(Source code of charts)
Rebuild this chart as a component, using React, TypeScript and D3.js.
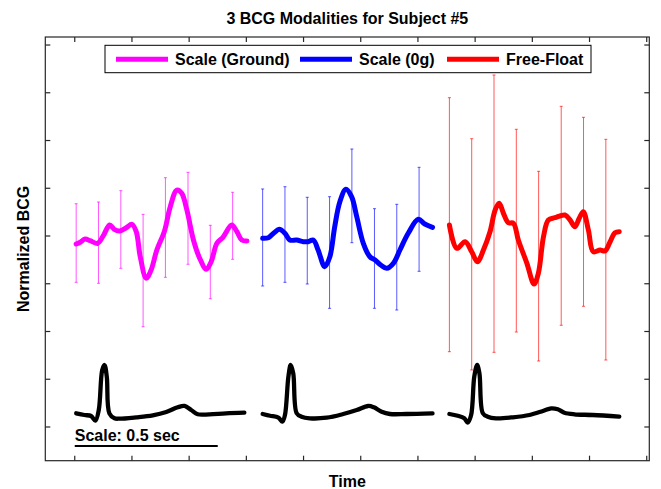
import React from "react";
import * as d3 from "d3";

const W = 661;
const H = 489;
const box = { left: 45.3, top: 37, right: 649.3, bottom: 460.7 };

const titleText = "3 BCG Modalities for Subject #5";
const xLabel = "Time";
const yLabel = "Normalized BCG";
const scaleLabel = "Scale: 0.5 sec";
const scaleLength = 0.5;

const xTicks = [0, 0.2, 0.4, 0.6, 0.8, 1.0, 1.2, 1.4, 1.6, 1.8, 2.0];
const yTicks = [-4, -3, -2, -1, 0, 1, 2, 3, 4];

const seriesNames = ["Scale (Ground)", "Scale (0g)", "Free-Float"];
const seriesColors = ["#ff00ff", "#0000ff", "#ff0000"];
const segmentStarts = [0.005, 0.657, 1.31];

// mean BCG curves (local time in s, normalized value)
const groundT = [0, 0.014, 0.031, 0.049, 0.075, 0.096, 0.117, 0.133, 0.152, 0.175, 0.195, 0.21, 0.224, 0.245, 0.262, 0.282, 0.308, 0.329, 0.352, 0.369, 0.387, 0.41, 0.431, 0.455, 0.472, 0.492, 0.513, 0.544, 0.562, 0.579, 0.597];
const groundV = [-0.168, -0.132, -0.063, -0.098, -0.153, 0.021, 0.23, 0.14, 0.105, 0.174, 0.245, 0.09, -0.434, -0.886, -0.712, -0.293, 0.09, 0.614, 0.963, 0.894, 0.545, -0.084, -0.454, -0.697, -0.538, -0.153, -0.027, 0.23, 0.09, -0.084, -0.105];

const zeroGT = [0, 0.02, 0.04, 0.058, 0.078, 0.095, 0.119, 0.142, 0.159, 0.177, 0.194, 0.217, 0.235, 0.252, 0.27, 0.291, 0.311, 0.329, 0.352, 0.375, 0.393, 0.413, 0.434, 0.457, 0.48, 0.509, 0.544, 0.567, 0.594];
const zeroGV = [-0.048, -0.036, 0.069, 0.14, 0.057, -0.084, -0.084, -0.119, -0.119, -0.084, -0.293, -0.643, -0.434, 0.195, 0.718, 0.978, 0.823, 0.404, -0.153, -0.434, -0.503, -0.607, -0.676, -0.572, -0.293, 0.057, 0.35, 0.251, 0.182];

const floatT = [0, 0.026, 0.055, 0.078, 0.098, 0.119, 0.142, 0.16, 0.174, 0.189, 0.206, 0.224, 0.241, 0.271, 0.296, 0.311, 0.329, 0.346, 0.369, 0.404, 0.422, 0.439, 0.454, 0.468, 0.486, 0.503, 0.527, 0.544, 0.562, 0.579, 0.594];
const floatV = [0.23, -0.258, -0.119, -0.329, -0.538, -0.293, 0.09, 0.545, 0.685, 0.475, 0.279, 0.266, -0.084, -0.572, -1.005, -0.781, -0.015, 0.335, 0.383, 0.44, 0.335, 0.195, 0.371, 0.509, 0.126, -0.329, -0.293, -0.314, -0.119, 0.069, 0.09];

// error bars: mean and standard deviation at sample times
const barT = [0, 0.078, 0.156, 0.234, 0.312, 0.391, 0.469, 0.547];
const groundBarMean = [-0.147, -0.139, 0.136, -0.723, 0.178, 0.371, -0.545, 0.214];
const groundBarSd = [0.823, 0.851, 0.813, 1.177, 1.043, 0.963, 0.769, 0.702];
const zeroGBarMean = [-0.031, 0.031, -0.097, -0.346, 0.841, -0.471, -0.443, 0.35];
const zeroGBarSd = [1.016, 1.001, 0.908, 1.169, 0.981, 1.043, 1.107, 1.089];
const floatBarMean = [0.237, -0.384, 0.468, 0.112, -0.631, 0.423, 0.507, -0.286];
const floatBarSd = [2.66, 2.422, 2.904, 2.123, 1.986, 2.293, 1.979, 2.311];

// ECG reference traces
const ecg1T = [0, 0.029, 0.052, 0.067, 0.079, 0.091, 0.099, 0.107, 0.116, 0.134, 0.151, 0.21, 0.268, 0.315, 0.355, 0.379, 0.402, 0.425, 0.466, 0.524, 0.588];
const ecg1V = [-3.713, -3.749, -3.77, -3.868, -3.644, -2.806, -2.702, -2.947, -3.713, -3.818, -3.826, -3.797, -3.755, -3.686, -3.587, -3.56, -3.644, -3.734, -3.734, -3.713, -3.7];
const ecg2T = [0, 0.026, 0.055, 0.069, 0.078, 0.09, 0.098, 0.107, 0.119, 0.136, 0.165, 0.224, 0.282, 0.329, 0.369, 0.389, 0.416, 0.445, 0.503, 0.594];
const ecg2V = [-3.728, -3.764, -3.806, -3.889, -3.749, -2.947, -2.702, -2.876, -3.713, -3.784, -3.818, -3.805, -3.728, -3.644, -3.56, -3.588, -3.68, -3.728, -3.728, -3.714];
const ecg3T = [0, 0.029, 0.052, 0.064, 0.076, 0.087, 0.097, 0.105, 0.117, 0.134, 0.163, 0.222, 0.28, 0.327, 0.356, 0.379, 0.402, 0.437, 0.501, 0.594];
const ecg3V = [-3.728, -3.764, -3.818, -3.91, -3.749, -2.947, -2.702, -2.876, -3.713, -3.784, -3.818, -3.797, -3.749, -3.665, -3.609, -3.63, -3.701, -3.734, -3.749, -3.784];

const curves = [
  { t: groundT, v: groundV, bm: groundBarMean, bs: groundBarSd },
  { t: zeroGT, v: zeroGV, bm: zeroGBarMean, bs: zeroGBarSd },
  { t: floatT, v: floatV, bm: floatBarMean, bs: floatBarSd },
];
const ecgs = [
  { t: ecg1T, v: ecg1V },
  { t: ecg2T, v: ecg2V },
  { t: ecg3T, v: ecg3V },
];

const font = "'Liberation Sans', Arial, Helvetica, sans-serif";

export default function App() {
  const x = d3.scaleLinear().domain([-0.103, 2.009]).range([box.left, box.right]);
  const y = d3.scaleLinear().domain([-4.706, 4.168]).range([box.bottom, box.top]);

  const line = d3
    .line<[number, number]>()
    .x((d) => x(d[0]))
    .y((d) => y(d[1]))
    .curve(d3.curveCatmullRom.alpha(0.5));

  const tickLen = 5;
  const axisColor = "#262626";

  const legendItems = [
    { x0: 116, tx: 175 },
    { x0: 300, tx: 359 },
    { x0: 447, tx: 506 },
  ];

  return (
    <div style={{ position: "absolute", left: 0, top: 0 }}>
      <svg width={W} height={H} style={{ display: "block", background: "#fff" }}>
        <rect x={0} y={0} width={W} height={H} fill="#fff" />

        {/* error bars */}
        {curves.map((c, i) =>
          barT.map((bt, j) => {
            const cx = x(segmentStarts[i] + bt);
            const y1 = y(c.bm[j] + c.bs[j]);
            const y2 = y(c.bm[j] - c.bs[j]);
            return (
              <g key={`eb${i}-${j}`} stroke={seriesColors[i]} strokeOpacity={0.65} strokeWidth={1}>
                <line x1={cx} x2={cx} y1={y1} y2={y2} />
                <line x1={cx - 1.5} x2={cx + 1.5} y1={y1} y2={y1} />
                <line x1={cx - 1.5} x2={cx + 1.5} y1={y2} y2={y2} />
              </g>
            );
          })
        )}

        {/* mean BCG curves */}
        {curves.map((c, i) => (
          <path
            key={`bcg${i}`}
            d={line(c.t.map((t, k) => [segmentStarts[i] + t, c.v[k]] as [number, number])) || ""}
            fill="none"
            stroke={seriesColors[i]}
            strokeWidth={5}
            strokeLinejoin="round"
            strokeLinecap="round"
          />
        ))}

        {/* ECG traces */}
        {ecgs.map((e, i) => (
          <path
            key={`ecg${i}`}
            d={line(e.t.map((t, k) => [segmentStarts[i] + t, e.v[k]] as [number, number])) || ""}
            fill="none"
            stroke="#000"
            strokeWidth={4.3}
            strokeLinejoin="round"
            strokeLinecap="round"
          />
        ))}

        {/* time scale bar */}
        <line x1={x(0)} x2={x(scaleLength)} y1={y(-4.398)} y2={y(-4.398)} stroke="#000" strokeWidth={2} />
        <text x={x(0)} y={y(-4.29)} fontFamily={font} fontWeight="bold" fontSize={16} fill="#000">
          {scaleLabel}
        </text>

        {/* axes box and ticks */}
        <g stroke={axisColor} strokeWidth={1.2} fill="none">
          {xTicks.map((t) => (
            <g key={`xt${t}`}>
              <line x1={x(t)} x2={x(t)} y1={box.bottom} y2={box.bottom - tickLen} />
              <line x1={x(t)} x2={x(t)} y1={box.top} y2={box.top + tickLen} />
            </g>
          ))}
          {yTicks.map((v) => (
            <g key={`yt${v}`}>
              <line x1={box.left} x2={box.left + tickLen} y1={y(v)} y2={y(v)} />
              <line x1={box.right} x2={box.right - tickLen} y1={y(v)} y2={y(v)} />
            </g>
          ))}
          <rect x={box.left} y={box.top} width={box.right - box.left} height={box.bottom - box.top} />
        </g>

        {/* legend */}
        <rect x={105} y={45.3} width={486} height={27.4} fill="#fff" stroke="#000" strokeWidth={1} />
        {legendItems.map((it, i) => (
          <g key={`lg${i}`}>
            <line x1={it.x0} x2={it.x0 + 52} y1={59.3} y2={59.3} stroke={seriesColors[i]} strokeWidth={5} />
            <text x={it.tx} y={65} fontFamily={font} fontWeight="bold" fontSize={16} fill="#000">
              {seriesNames[i]}
            </text>
          </g>
        ))}

        {/* labels */}
        <text x={(box.left + box.right) / 2} y={24} textAnchor="middle" fontFamily={font} fontWeight="bold" fontSize={16} fill="#000">
          {titleText}
        </text>
        <text x={(box.left + box.right) / 2} y={487} textAnchor="middle" fontFamily={font} fontWeight="bold" fontSize={16} fill="#000">
          {xLabel}
        </text>
        <text
          transform={`translate(29,${(box.top + box.bottom) / 2}) rotate(-90)`}
          textAnchor="middle"
          fontFamily={font}
          fontWeight="bold"
          fontSize={16}
          fill="#000"
        >
          {yLabel}
        </text>
      </svg>
    </div>
  );
}
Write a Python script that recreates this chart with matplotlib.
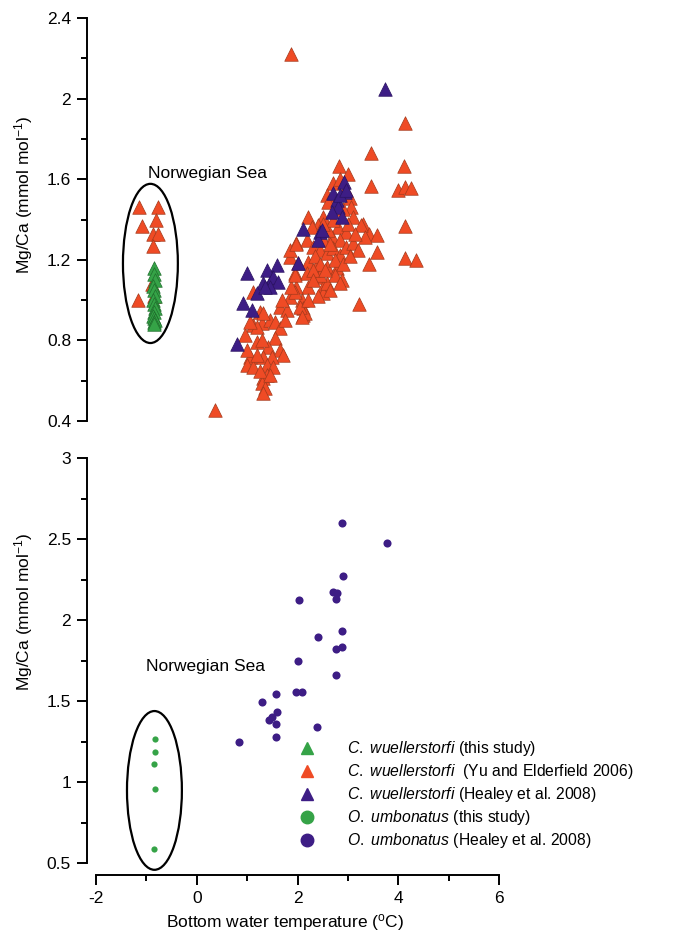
import matplotlib
matplotlib.use("Agg")
import matplotlib.pyplot as plt
from matplotlib.patches import Ellipse
from matplotlib.lines import Line2D

plt.rcParams['font.family'] = ['Liberation Sans', 'DejaVu Sans']
plt.rcParams['mathtext.fontset'] = 'custom'
plt.rcParams['mathtext.rm'] = 'Liberation Sans'
plt.rcParams['mathtext.it'] = 'Liberation Sans:italic'
plt.rcParams['mathtext.default'] = 'regular'
plt.rcParams['axes.unicode_minus'] = False

# C. wuellerstorfi, this study (Norwegian Sea)
cw_this_x = [-0.84, -0.85, -0.83, -0.86, -0.84, -0.82, -0.86, -0.84, -0.83, -0.85,
             -0.86, -0.84, -0.83, -0.85, -0.84]
cw_this_y = [1.16, 1.13, 1.10, 1.07, 1.05, 1.02, 1.00, 0.98, 0.96, 0.94,
             0.92, 0.91, 0.90, 0.89, 0.88]

# C. wuellerstorfi, Yu and Elderfield 2006
cw_yu_x = [-1.14, -0.76, -1.09, -0.80, -0.86, -0.76, -0.86, -0.88, -1.16, -0.84,
           0.36, 1.88, 4.14, 3.45, 4.12, 3.45, 4.00, 4.14, 4.26, 4.14,
           3.30, 3.42, 3.58, 3.57, 3.42, 4.14, 4.36, 3.22,
           2.83, 3.01, 2.71, 2.58, 2.61, 3.04, 3.07, 3.11, 2.21, 2.51,
           2.41, 2.28, 2.81, 2.97, 2.68, 2.84, 3.27, 3.34,
           1.98, 2.18, 2.31, 2.44, 2.58, 2.71, 2.84, 2.97, 3.11,
           1.85, 2.01, 2.21, 2.38, 2.58, 2.78, 2.88,
           1.95, 2.18, 2.41, 2.51, 2.21, 1.98,
           2.08, 2.11, 2.11, 1.86, 1.97,
           1.85, 1.95, 1.88, 2.15, 2.05, 1.95, 2.08,
           2.51, 2.58, 2.44, 2.74, 2.84,
           2.35, 2.50, 2.65, 2.75, 2.90, 2.60, 2.45, 2.30, 2.65, 2.40,
           2.20, 2.30, 2.55, 2.70, 2.90, 2.95, 2.85, 3.00, 3.15, 3.20,
           3.05, 2.50,
           1.12, 1.25, 1.65, 1.12, 1.29, 1.45, 1.55, 1.65, 0.96, 1.19,
           1.55, 1.42, 1.65, 1.72, 1.06, 1.32, 1.49, 0.99, 1.12, 1.39,
           1.52, 1.32, 1.39, 1.29, 1.35, 1.32, 1.32, 1.19, 1.06,
           1.80, 1.75, 1.70, 1.00, 1.20, 1.25, 1.45, 1.30]
cw_yu_y = [1.46, 1.46, 1.37, 1.40, 1.33, 1.33, 1.27, 1.08, 1.00, 1.02,
           0.455, 2.22, 1.877, 1.73, 1.665, 1.566, 1.546, 1.563, 1.555, 1.37,
           1.378, 1.33, 1.323, 1.24, 1.179, 1.207, 1.199, 0.98,
           1.665, 1.626, 1.58, 1.52, 1.488, 1.505, 1.464, 1.414, 1.414, 1.414,
           1.373, 1.364, 1.364, 1.34, 1.315, 1.298, 1.373, 1.315,
           1.282, 1.298, 1.265, 1.249, 1.232, 1.257, 1.224, 1.265, 1.282,
           1.215, 1.183, 1.191, 1.174, 1.166, 1.158, 1.10,
           1.133, 1.133, 1.116, 1.067, 1.067, 1.067,
           1.00, 0.959, 0.926, 1.249, 1.28,
           1.017, 1.042, 1.067, 0.934, 0.967, 1.125, 0.917,
           1.034, 1.083, 1.125, 1.125, 1.083,
           1.22, 1.30, 1.28, 1.20, 1.18, 1.35, 1.18, 1.15, 1.05, 1.02,
           1.00, 1.10, 1.15, 1.40, 1.45, 1.55, 1.60, 1.38, 1.33, 1.25,
           1.22, 1.38,
           1.04, 0.942, 0.967, 0.876, 0.885, 0.901, 0.893, 0.86, 0.827, 0.794,
           0.81, 0.769, 0.752, 0.728, 0.72, 0.72, 0.72, 0.678, 0.67, 0.678,
           0.67, 0.612, 0.628, 0.587, 0.562, 0.537, 0.934, 0.868, 0.893,
           0.95, 0.90, 1.00, 0.75, 0.73, 0.65, 0.63, 0.80]

# C. wuellerstorfi, Healey et al. 2008
cw_healey_x = [3.73, 2.92, 2.94, 2.70, 2.78, 2.81, 2.68, 2.88, 2.84, 2.97,
               2.10, 2.44, 2.41, 2.48, 1.59, 2.00, 1.49, 1.00, 1.39, 1.52,
               1.32, 1.19, 1.62, 0.92, 1.09, 0.79, 1.45, 1.35]
cw_healey_y = [2.047, 1.588, 1.538, 1.533, 1.497, 1.464, 1.439, 1.414, 1.52, 1.546,
               1.353, 1.34, 1.30, 1.348, 1.174, 1.183, 1.108, 1.133, 1.149, 1.116,
               1.083, 1.034, 1.09, 0.984, 0.951, 0.78, 1.067, 1.067]

# O. umbonatus, this study
ou_this_x = [-0.83, -0.83, -0.84, -0.82, -0.84]
ou_this_y = [1.263, 1.187, 1.109, 0.955, 0.586]

# O. umbonatus, Healey et al. 2008
ou_healey_x = [2.875, 3.77, 2.895, 2.71, 2.79, 2.76, 2.03, 2.41, 2.875, 2.76,
               2.89, 2.00, 2.76, 1.98, 2.09, 1.57, 1.29, 1.60, 1.49, 1.44,
               1.57, 2.38, 1.57, 0.84]
ou_healey_y = [2.597, 2.473, 2.272, 2.175, 2.165, 2.13, 2.123, 1.897, 1.932, 1.821,
               1.831, 1.747, 1.66, 1.554, 1.557, 1.541, 1.496, 1.434, 1.403, 1.383,
               1.358, 1.338, 1.28, 1.25]

green = '#35a347'
red = '#ef4b25'
purple = '#3d1d85'
fs = 12.5

W, H = 683, 933
fig = plt.figure(figsize=(W / 100, H / 100), dpi=100)
ax1 = fig.add_axes([96 / W, (H - 421) / H, 403 / W, 403 / H])
ax2 = fig.add_axes([96 / W, (H - 863) / H, 403 / W, 405 / H])

tri = dict(marker='^', s=95, linewidths=0.5, zorder=3)
ax1.scatter(cw_yu_x, cw_yu_y, color=red, edgecolors='#a33a1c', **tri)
ax1.scatter(cw_healey_x, cw_healey_y, color=purple, edgecolors='#2a1260', **tri)
ax1.scatter(cw_this_x, cw_this_y, color=green, edgecolors='#1f6e2c', **tri)

ax2.scatter(ou_healey_x, ou_healey_y, color=purple, s=34, linewidths=0, zorder=3)
ax2.scatter(ou_this_x, ou_this_y, color=green, s=20, linewidths=0, zorder=3)

ax1.add_patch(Ellipse((-0.92, 1.182), 1.09, 0.79, fill=False, lw=1.6,
                      color='black', clip_on=False))
ax2.add_patch(Ellipse((-0.84, 0.948), 1.09, 0.98, fill=False, lw=1.6,
                      color='black', clip_on=False))
ax1.text(-0.97, 1.63, 'Norwegian Sea', fontsize=fs, va='center', ha='left')
ax2.text(-1.01, 1.71, 'Norwegian Sea', fontsize=fs, va='center', ha='left')

for ax in (ax1, ax2):
    ax.set_xlim(-2, 6)
    ax.spines['top'].set_visible(False)
    ax.spines['right'].set_visible(False)
    ax.spines['left'].set_position(('outward', 6.5))
    ax.spines['left'].set_linewidth(1.4)
    ax.tick_params(axis='y', which='major', length=7.5, width=1.4, labelsize=fs, pad=4)
    ax.tick_params(axis='y', which='minor', length=4.5, width=1.4)
    ax.set_ylabel('Mg/Ca (mmol mol$^{-1}$)', fontsize=fs)

ax1.set_ylim(0.4, 2.4)
ax1.set_yticks([0.4, 0.8, 1.2, 1.6, 2.0, 2.4])
ax1.set_yticklabels(['0.4', '0.8', '1.2', '1.6', '2', '2.4'])
ax1.set_yticks([0.6, 1.0, 1.4, 1.8, 2.2], minor=True)
ax1.spines['bottom'].set_visible(False)
ax1.tick_params(axis='x', which='both', bottom=False, labelbottom=False)
ax1.yaxis.set_label_coords(-0.152, 0.56)

ax2.set_ylim(0.5, 3)
ax2.set_yticks([0.5, 1, 1.5, 2, 2.5, 3])
ax2.set_yticklabels(['0.5', '1', '1.5', '2', '2.5', '3'])
ax2.set_yticks([0.75, 1.25, 1.75, 2.25, 2.75], minor=True)
ax2.yaxis.set_label_coords(-0.152, 0.62)
ax2.spines['bottom'].set_position(('outward', 8.6))
ax2.spines['bottom'].set_linewidth(1.4)
ax2.set_xticks([-2, 0, 2, 4, 6])
ax2.set_xticks([-1, 1, 3, 5], minor=True)
ax2.tick_params(axis='x', which='major', length=7.5, width=1.4, labelsize=fs, pad=4)
ax2.tick_params(axis='x', which='minor', length=4.5, width=1.4)
ax2.set_xlabel('Bottom water temperature ($^{o}$C)', fontsize=fs)
ax2.xaxis.set_label_coords(0.47, -0.121)

handles = [
    Line2D([], [], ls='none', marker='^', ms=9, color=green),
    Line2D([], [], ls='none', marker='^', ms=9, color=red),
    Line2D([], [], ls='none', marker='^', ms=9, color=purple),
    Line2D([], [], ls='none', marker='o', ms=9, color=green),
    Line2D([], [], ls='none', marker='o', ms=9, color=purple),
]
labels = [
    r'$\it{C.}$ $\it{wuellerstorfi}$ (this study)',
    r'$\it{C.}$ $\it{wuellerstorfi}$  (Yu and Elderfield 2006)',
    r'$\it{C.}$ $\it{wuellerstorfi}$ (Healey et al. 2008)',
    r'$\it{O.}$ $\it{umbonatus}$ (this study)',
    r'$\it{O.}$ $\it{umbonatus}$ (Healey et al. 2008)',
]
ax2.legend(handles, labels, loc='upper left', bbox_to_anchor=(0.505, 0.305),
           frameon=False, fontsize=11.3, handlelength=1.0, handletextpad=2.05,
           labelspacing=0.25, borderpad=0, borderaxespad=0)

fig.savefig('out.png', dpi=100, facecolor='white')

WHAT YOU HAVE TO DO: Repeat exactly the lines above, from the line that contains "Write a Python" down through the line that contains "0.92, 0.91, 0.90, 0.89, 0.88]". Include both of those lines and none of the pictures.

FINISHED TASK:
Write a Python script that recreates this chart with matplotlib.
import matplotlib
matplotlib.use("Agg")
import matplotlib.pyplot as plt
from matplotlib.patches import Ellipse
from matplotlib.lines import Line2D

plt.rcParams['font.family'] = ['Liberation Sans', 'DejaVu Sans']
plt.rcParams['mathtext.fontset'] = 'custom'
plt.rcParams['mathtext.rm'] = 'Liberation Sans'
plt.rcParams['mathtext.it'] = 'Liberation Sans:italic'
plt.rcParams['mathtext.default'] = 'regular'
plt.rcParams['axes.unicode_minus'] = False

# C. wuellerstorfi, this study (Norwegian Sea)
cw_this_x = [-0.84, -0.85, -0.83, -0.86, -0.84, -0.82, -0.86, -0.84, -0.83, -0.85,
             -0.86, -0.84, -0.83, -0.85, -0.84]
cw_this_y = [1.16, 1.13, 1.10, 1.07, 1.05, 1.02, 1.00, 0.98, 0.96, 0.94,
             0.92, 0.91, 0.90, 0.89, 0.88]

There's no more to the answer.